Everyone gets that. Which some searching probably would have shown.
You can mitigate it to some extent by doing outer/inner/infill on the wall order.
But I haven’t seen any definitive explanation for why it happens.
Given it happens on many people’s printers, I don’t think it’s a mechanical issue or some people would have it much better or worse than others, and we’d see evidence of the mechanical play in other areas as well. This is consistently just the layer that corresponds to the top of an internal plane/surface.
Wall Order is a slicer setting. Change it to print the outer wall first, so that hopefully that wall will be cool and solid before anything else gets printed that might force it outwards.
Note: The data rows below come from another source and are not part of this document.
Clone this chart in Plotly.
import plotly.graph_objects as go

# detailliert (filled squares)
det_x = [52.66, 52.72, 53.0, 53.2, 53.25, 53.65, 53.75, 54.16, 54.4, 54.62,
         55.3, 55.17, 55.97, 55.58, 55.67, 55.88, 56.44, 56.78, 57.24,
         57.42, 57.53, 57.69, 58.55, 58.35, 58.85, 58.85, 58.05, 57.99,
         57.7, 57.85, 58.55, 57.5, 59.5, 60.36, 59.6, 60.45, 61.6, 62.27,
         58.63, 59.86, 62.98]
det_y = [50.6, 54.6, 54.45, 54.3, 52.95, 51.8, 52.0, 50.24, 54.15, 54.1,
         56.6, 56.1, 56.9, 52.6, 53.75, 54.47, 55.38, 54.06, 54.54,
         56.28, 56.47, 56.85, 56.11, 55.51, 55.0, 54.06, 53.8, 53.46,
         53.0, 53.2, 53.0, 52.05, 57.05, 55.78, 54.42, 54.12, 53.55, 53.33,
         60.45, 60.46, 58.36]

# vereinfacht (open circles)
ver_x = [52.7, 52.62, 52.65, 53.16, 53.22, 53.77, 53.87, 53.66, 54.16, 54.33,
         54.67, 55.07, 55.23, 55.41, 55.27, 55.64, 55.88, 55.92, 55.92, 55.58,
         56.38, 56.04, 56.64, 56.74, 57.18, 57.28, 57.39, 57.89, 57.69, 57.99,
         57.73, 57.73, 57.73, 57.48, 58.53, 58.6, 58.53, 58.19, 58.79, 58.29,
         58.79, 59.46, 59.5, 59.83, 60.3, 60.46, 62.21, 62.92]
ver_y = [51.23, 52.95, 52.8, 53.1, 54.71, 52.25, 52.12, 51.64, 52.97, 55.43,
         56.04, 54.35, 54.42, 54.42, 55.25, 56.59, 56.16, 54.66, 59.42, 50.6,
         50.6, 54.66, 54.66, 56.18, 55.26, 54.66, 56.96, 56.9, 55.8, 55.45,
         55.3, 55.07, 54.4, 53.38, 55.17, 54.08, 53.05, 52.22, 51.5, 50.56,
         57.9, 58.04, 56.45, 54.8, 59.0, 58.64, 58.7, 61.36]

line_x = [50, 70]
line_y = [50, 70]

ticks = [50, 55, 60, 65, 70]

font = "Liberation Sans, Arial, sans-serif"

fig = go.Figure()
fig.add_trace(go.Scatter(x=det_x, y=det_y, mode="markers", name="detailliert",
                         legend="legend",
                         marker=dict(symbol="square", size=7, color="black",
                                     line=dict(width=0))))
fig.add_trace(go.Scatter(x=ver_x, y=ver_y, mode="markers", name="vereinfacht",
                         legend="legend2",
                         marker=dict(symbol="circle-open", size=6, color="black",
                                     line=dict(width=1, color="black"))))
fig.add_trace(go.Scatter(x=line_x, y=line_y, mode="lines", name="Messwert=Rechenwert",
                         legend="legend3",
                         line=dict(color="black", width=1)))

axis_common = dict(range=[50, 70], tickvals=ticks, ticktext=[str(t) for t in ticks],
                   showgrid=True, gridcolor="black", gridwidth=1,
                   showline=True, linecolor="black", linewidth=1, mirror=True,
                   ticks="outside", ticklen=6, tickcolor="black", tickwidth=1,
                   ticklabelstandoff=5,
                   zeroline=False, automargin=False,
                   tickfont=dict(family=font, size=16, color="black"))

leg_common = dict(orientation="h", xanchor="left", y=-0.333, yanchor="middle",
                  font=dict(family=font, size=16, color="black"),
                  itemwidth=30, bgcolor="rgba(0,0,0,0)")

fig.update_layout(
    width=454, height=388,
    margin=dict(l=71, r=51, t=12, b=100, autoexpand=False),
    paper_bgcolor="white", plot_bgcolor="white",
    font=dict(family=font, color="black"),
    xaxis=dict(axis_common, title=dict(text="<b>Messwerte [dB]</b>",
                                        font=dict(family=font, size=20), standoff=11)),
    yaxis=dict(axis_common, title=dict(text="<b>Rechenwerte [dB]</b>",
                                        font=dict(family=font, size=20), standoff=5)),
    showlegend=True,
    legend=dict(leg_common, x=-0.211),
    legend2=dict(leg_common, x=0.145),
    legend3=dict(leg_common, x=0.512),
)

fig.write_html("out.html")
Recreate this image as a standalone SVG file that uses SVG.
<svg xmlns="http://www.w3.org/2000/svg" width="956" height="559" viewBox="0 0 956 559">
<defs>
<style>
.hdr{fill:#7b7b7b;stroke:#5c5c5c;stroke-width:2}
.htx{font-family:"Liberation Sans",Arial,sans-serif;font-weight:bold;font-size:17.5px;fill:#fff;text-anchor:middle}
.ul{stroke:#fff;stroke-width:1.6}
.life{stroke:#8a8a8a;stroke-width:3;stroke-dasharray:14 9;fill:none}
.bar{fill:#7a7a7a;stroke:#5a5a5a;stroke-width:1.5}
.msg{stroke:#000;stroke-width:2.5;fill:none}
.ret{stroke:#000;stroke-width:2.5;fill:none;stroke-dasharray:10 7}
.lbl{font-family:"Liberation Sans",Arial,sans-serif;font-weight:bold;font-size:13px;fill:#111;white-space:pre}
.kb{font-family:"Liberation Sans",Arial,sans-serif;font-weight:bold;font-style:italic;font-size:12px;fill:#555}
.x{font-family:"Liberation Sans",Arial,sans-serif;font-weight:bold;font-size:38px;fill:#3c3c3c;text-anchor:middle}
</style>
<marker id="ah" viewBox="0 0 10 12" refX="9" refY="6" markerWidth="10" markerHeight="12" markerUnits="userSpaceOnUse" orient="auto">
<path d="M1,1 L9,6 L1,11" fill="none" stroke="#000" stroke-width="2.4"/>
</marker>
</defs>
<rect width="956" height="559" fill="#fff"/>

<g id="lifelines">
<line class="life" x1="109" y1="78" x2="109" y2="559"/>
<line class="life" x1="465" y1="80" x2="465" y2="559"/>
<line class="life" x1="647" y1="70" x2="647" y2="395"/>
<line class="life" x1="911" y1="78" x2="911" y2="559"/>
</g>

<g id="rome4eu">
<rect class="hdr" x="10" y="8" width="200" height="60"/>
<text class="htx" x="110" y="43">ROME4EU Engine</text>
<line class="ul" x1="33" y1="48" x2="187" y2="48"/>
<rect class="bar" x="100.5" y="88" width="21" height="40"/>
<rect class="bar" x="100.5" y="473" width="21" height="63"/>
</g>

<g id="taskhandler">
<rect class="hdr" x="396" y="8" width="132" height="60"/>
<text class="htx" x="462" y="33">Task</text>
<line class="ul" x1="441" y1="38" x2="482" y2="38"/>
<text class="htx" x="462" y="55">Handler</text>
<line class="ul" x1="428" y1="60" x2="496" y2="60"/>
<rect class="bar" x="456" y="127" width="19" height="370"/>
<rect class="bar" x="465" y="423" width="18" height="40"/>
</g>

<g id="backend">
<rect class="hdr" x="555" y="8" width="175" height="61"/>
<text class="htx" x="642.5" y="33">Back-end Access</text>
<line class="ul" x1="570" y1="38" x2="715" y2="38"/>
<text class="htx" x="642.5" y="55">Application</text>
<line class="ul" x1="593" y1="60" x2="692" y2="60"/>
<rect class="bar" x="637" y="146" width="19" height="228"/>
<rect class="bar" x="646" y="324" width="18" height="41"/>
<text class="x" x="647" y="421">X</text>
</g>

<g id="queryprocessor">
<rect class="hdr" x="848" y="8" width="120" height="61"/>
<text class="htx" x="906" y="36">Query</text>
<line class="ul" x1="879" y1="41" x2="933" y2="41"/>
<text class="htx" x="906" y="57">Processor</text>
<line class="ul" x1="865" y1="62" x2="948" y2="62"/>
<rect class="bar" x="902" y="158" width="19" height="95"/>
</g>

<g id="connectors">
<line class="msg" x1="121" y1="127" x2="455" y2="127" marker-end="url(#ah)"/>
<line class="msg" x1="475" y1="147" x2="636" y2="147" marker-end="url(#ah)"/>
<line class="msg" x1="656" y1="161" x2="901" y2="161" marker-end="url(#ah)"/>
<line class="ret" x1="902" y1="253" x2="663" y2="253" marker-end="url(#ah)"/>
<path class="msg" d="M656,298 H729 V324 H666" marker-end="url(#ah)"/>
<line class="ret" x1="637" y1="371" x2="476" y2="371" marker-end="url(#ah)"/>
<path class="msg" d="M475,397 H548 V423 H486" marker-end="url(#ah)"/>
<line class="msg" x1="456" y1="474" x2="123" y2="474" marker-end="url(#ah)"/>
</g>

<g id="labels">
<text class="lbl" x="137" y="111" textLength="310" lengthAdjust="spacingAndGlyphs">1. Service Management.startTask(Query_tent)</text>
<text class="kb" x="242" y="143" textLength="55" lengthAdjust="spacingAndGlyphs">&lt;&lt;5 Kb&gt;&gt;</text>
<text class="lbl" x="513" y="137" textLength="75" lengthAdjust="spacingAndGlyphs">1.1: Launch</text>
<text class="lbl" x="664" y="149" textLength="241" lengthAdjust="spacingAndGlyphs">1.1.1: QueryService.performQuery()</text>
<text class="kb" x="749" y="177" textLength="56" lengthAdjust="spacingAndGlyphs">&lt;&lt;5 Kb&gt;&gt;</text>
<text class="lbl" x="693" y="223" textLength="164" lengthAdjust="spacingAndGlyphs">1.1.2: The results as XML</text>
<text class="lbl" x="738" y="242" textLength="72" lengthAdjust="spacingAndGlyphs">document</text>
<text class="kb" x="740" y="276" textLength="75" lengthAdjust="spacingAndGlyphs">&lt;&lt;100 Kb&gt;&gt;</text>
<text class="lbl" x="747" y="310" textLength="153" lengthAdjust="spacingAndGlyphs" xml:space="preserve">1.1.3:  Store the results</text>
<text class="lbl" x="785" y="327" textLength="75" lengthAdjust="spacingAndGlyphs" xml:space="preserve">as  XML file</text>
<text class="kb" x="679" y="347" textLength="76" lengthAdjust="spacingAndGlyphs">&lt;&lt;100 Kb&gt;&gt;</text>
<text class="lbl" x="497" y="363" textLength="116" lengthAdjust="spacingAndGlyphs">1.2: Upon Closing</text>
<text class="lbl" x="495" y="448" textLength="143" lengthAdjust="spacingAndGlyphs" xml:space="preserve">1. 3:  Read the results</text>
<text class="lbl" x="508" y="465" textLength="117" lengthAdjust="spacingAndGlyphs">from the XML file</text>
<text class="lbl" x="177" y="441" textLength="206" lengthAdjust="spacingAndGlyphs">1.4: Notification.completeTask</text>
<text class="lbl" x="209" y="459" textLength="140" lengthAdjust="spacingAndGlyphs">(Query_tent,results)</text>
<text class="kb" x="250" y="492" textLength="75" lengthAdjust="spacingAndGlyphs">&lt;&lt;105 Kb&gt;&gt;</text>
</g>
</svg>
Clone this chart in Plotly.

To kind of clarify the physics that creates this phenomena, filament shrinks as it cools. So if you have let’s say a floor butting up against a wall, that floor has more filament in the X and Y axis than the upper layers of the wall which have nothing but air. So as the filament shrinks, the floor is going to tug much greater than the space on the wall that only has air behind it.
The setting can be found in the quality tab. You can do it either as a global setting for all objects or click on the objects submenu and navigate to the quality tab and apply the setting to a sole object. By forcing the model to be built from the outside in, change the order of how the wall is constructed. What this will do is allow for the outer wall too cool before the inner floor is laid down. So as the floor shrinks, the wall is “stiffer” as a result of having had time to cool.
One other trick you can do to mitigate this phenomena is to thicken the walls of that model. Again, it can be done globally or on a per object basis. By thickening the walls, even when the floor does shrink, there is more wall material to combat the tug of the shrinking floor.
I’m not sure that’s what’s going on. The phenomenon occurs regardless of the thickness of the wall that separates the inner “floor” from the outer surface. If it was driven by filament cooling, it would decrease as wall thickness increased.
Also, the defective line tends to bump out, not in, which suggests it’s not driven by shrinkage. And my previous FDM printers didn’t do this… maybe speed related, I suppose. I haven’t tried a test with a lower speed to see if it makes a difference.
Yes, you are correct and I should have reread my response. However, the physics still stands as I understand it and from what I’ve tested, it’s just the opposite of what my words stated. Sorry for the confusion.
The issue is that you have a dissimilar amount of filament behind the edge of the wall. Whether it’s expansion or contraction, the physical principle remains the same: different expansion and shrinkage rates due to variations in material thickness. When I first encountered this, I found a YouTube video suggesting this to be the cause. The author of the video provided no proof, just theory. So I tried it out on some troublesome parts, and lo and behold, the theory proved to be correct: the lines reduced dramatically when I changed to outer/inner, and combined with increased wall thickness, they even disappeared.